@Steve ,
You mentioned that you see a pause before the page even starts rendering, which is the same issue I am seeing. Looking at the network requests for a random forum page it is taking 4-5s just to render the html. This supports my original post(s) that the large number of queries are a major cause of the slowness since all of those queries have to finish before the response is sent to the browser.

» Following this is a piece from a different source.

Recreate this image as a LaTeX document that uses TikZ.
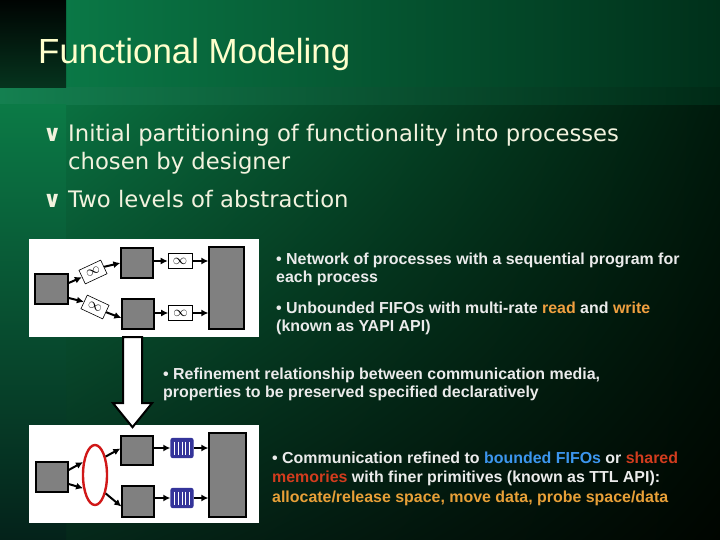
\documentclass[tikz,border=0pt]{standalone}
\usepackage{fontspec}
\setmainfont{Liberation Sans}
\newfontfamily\bulfont{DejaVu Sans}
\usetikzlibrary{arrows.meta,shapes.geometric,calc,shadings}
\definecolor{titlecol}{HTML}{FFFFCC}
\definecolor{bulcol}{HTML}{F2F2DE}
\definecolor{txtcol}{HTML}{EBEBEB}
\definecolor{procgray}{HTML}{808080}
\definecolor{hlorange}{HTML}{F0A040}
\definecolor{hlblue}{HTML}{3C96EE}
\definecolor{hlred}{HTML}{D23C1E}
\definecolor{hlgold}{HTML}{E8A038}
\definecolor{fifoblue}{HTML}{34349A}
\definecolor{memred}{HTML}{D01818}
\definecolor{mainUL}{HTML}{0A7040}
\definecolor{mainUR}{HTML}{001A0C}
\definecolor{mainLL}{HTML}{05281A}
\definecolor{mainLR}{HTML}{000500}
\definecolor{topL}{HTML}{0A7846}
\definecolor{topR}{HTML}{00301A}
\definecolor{bandL}{HTML}{148050}
\definecolor{bandR}{HTML}{002A16}
\definecolor{stripTop}{HTML}{000402}
\definecolor{stripMid}{HTML}{06341E}
\definecolor{stripG}{HTML}{0B7A46}
\definecolor{stripB}{HTML}{04221A}
\begin{document}
\begin{tikzpicture}[x=1bp,y=-1bp,
  proc/.style={draw=black,line width=1.3bp,fill=procgray,inner sep=0},
  ufifo/.style={draw=black,line width=0.6bp,fill=white,inner sep=0,
     minimum width=24bp,minimum height=15bp,font=\fontsize{14}{14}\selectfont},
  bfifo/.style={draw=fifoblue,line width=1.4bp,fill=fifoblue,inner sep=0,
     minimum width=22bp,minimum height=19bp,rounded corners=2bp,
     path picture={\foreach \k in {1,...,5}{
        \draw[white,line width=1.1bp]
          ($(path picture bounding box.north west)+(\k*3.7,3)$) --
          ($(path picture bounding box.south west)+(\k*3.7,-3)$);}}},
  conn/.style={line width=2bp,-{Latex[length=7bp,width=7bp]}},
  panel/.style={fill=white,draw=none,inner sep=0},
  txt/.style={inner sep=0,anchor=base west,text=txtcol,font=\bfseries\fontsize{16}{16}\selectfont},
  btxt/.style={inner sep=0,anchor=base west,text=bulcol,font=\bulfont\fontsize{22.8}{22.8}\selectfont},
  bmark/.style={btxt,font=\bulfont\bfseries\fontsize{22.8}{22.8}\selectfont}
]
\useasboundingbox (0,0) rectangle (720,540);
% ---------- background ----------
\shade[upper left=mainUL,upper right=mainUR,lower left=mainLL,lower right=mainLR]
  (66,105) rectangle (720,540);
\shade[upper left=topL,upper right=topR,lower left=topL,lower right=topR]
  (66,0) rectangle (720,88);
\shade[upper left=bandL,upper right=bandR,lower left=bandL,lower right=bandR]
  (0,88) rectangle (720,105);
\shade[top color=stripTop,bottom color=stripMid] (0,0) rectangle (66,88);
\shade[top color=stripG,bottom color=stripB] (0,105) rectangle (66,540);

% ---------- title ----------
\node[inner sep=0,anchor=base west,text=titlecol,font=\fontsize{35}{35}\selectfont] (title) at (38,64) {Functional Modeling};

% ---------- main bullets ----------
\node[bmark] (b1) at (43,142) {∨};
\node[btxt] (l1) at (68,142) {Initial partitioning of functionality into processes};
\node[btxt] (l2) at (68,170) {chosen by designer};
\node[bmark] (b2) at (43,208) {∨};
\node[btxt] (l3) at (68,208) {Two levels of abstraction};

% ---------- top diagram ----------
\node[panel,minimum width=230bp,minimum height=98bp] (TB) at (144,288) {};
\node[proc,minimum width=33bp,minimum height=30bp] (P1) at (51.5,289) {};
\node[proc,minimum width=32bp,minimum height=30bp] (P2) at (137,263) {};
\node[proc,minimum width=32bp,minimum height=30bp] (P3) at (138,314) {};
\node[proc,minimum width=35bp,minimum height=82bp] (P4) at (226.5,288) {};
\node[ufifo,rotate=25] (F1) at (93,272) {$\infty$};
\node[ufifo,rotate=-25] (F2) at (95,307) {$\infty$};
\node[ufifo] (F3) at (180,261) {$\infty$};
\node[ufifo] (F4) at (180.5,313) {$\infty$};
\draw[conn] ($(P1.east)+(0,-6)$) -- (F1.west);
\draw[conn] (F1.east) -- (P2.west);
\draw[conn] ($(P1.east)+(0,9)$) -- (F2.west);
\draw[conn] (F2.east) -- ($(P3.west)+(0,4)$);
\draw[conn] (P2.east |- F3.west) -- (F3.west);
\draw[conn] (F3.east) -- (P4.west |- F3.east);
\draw[conn] (P3.east |- F4.west) -- (F4.west);
\draw[conn] (F4.east) -- (P4.west |- F4.east);

% ---------- bottom diagram ----------
\node[panel,minimum width=230bp,minimum height=98bp] (BB) at (144,474) {};
\node[proc,minimum width=32bp,minimum height=30bp] (Q1) at (52,477) {};
\node[proc,minimum width=32bp,minimum height=29bp] (Q2) at (137,450.5) {};
\node[proc,minimum width=32bp,minimum height=31bp] (Q3) at (138,501.5) {};
\node[proc,minimum width=37bp,minimum height=84bp] (Q4) at (227.5,475) {};
\node[ellipse,draw=memred,line width=2.4bp,inner sep=0,minimum width=24bp,minimum height=60bp] (E) at (95,475) {};
\node[bfifo] (G1) at (182,448) {};
\node[bfifo] (G2) at (182,498) {};
\draw[conn] ($(Q1.east)+(0,-7)$) -- (E.133);
\draw[conn] ($(Q1.east)+(0,7)$) -- (E.228);
\draw[conn] (E.60) -- ($(Q2.west)+(0,-2)$);
\draw[conn] (E.-60) -- ($(Q3.west)+(0,5)$);
\draw[conn] (Q2.east |- G1.west) -- (G1.west);
\draw[conn] (G1.east) -- (Q4.west |- G1.east);
\draw[conn] (Q3.east |- G2.west) -- (G2.west);
\draw[conn] (G2.east) -- (Q4.west |- G2.east);

% ---------- refinement arrow ----------
\coordinate (A0) at (TB.south -| 132.5,0);
\draw[fill=white,draw=black,line width=2bp,line join=miter]
  ($(A0)+(-9.5,0)$) -- ($(A0)+(9.5,0)$) -- ($(A0)+(9.5,66)$) -- ($(A0)+(19.5,66)$)
  -- ($(A0)+(0,90)$) -- ($(A0)+(-19.5,66)$) -- ($(A0)+(-9.5,66)$) -- cycle;

% ---------- side texts ----------
\node[txt] (t1) at (276,265) {• Network of processes with a sequential program for};
\node[txt] (t2) at (276,283) {each process};
\node[txt] (t3) at (276,313) {• Unbounded FIFOs with multi-rate \textcolor{hlorange}{read} and \textcolor{hlorange}{write}};
\node[txt] (t4) at (276,331) {(known as YAPI API)};
\node[txt] (t5) at (163,379) {• Refinement relationship between communication media,};
\node[txt] (t6) at (163,397) {properties to be preserved specified declaratively};
\node[txt] (t7) at (272,463) {• Communication refined to \textcolor{hlblue}{bounded FIFOs} or \textcolor{hlred}{shared}};
\node[txt] (t8) at (272,482) {\textcolor{hlred}{memories} with finer primitives (known as TTL API):};
\node[txt] (t9) at (272,502) {\textcolor{hlgold}{allocate/release space, move data, probe space/data}};
\end{tikzpicture}
\end{document}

Unfortunately moving to AWS will likely not significantly help this issue. The database will still be getting slammed by queries and acting as a potential bottleneck. Adding more web servers will not help. The best solution is to greatly reduce the number of queries. As a point of comparison, if I see more than ~100 queries required to render a single page in our applications I start looking to see if there is a problem in the code.
@Michael ,
I'm glad to hear that your developer is looking into this. My recommendation would be for them to start temporarily commenting out any customizations in the source code to see effects the number of queries required to render a page, with the goal of getting the number of queries down into the hundreds (or lower). Usually I would recommend turning on query auditing in your database (most likely MySQL), but with this many queries that won't be a really efficient way to debug.
After they find the code that is causing the extra queries then some possible optimizations could include refactoring the code to use fewer queries, changing queries to use joins, and adding caching. While at it, they might want to audit the database to make sure that the proper indexes are in place, they can greatly effect database performance.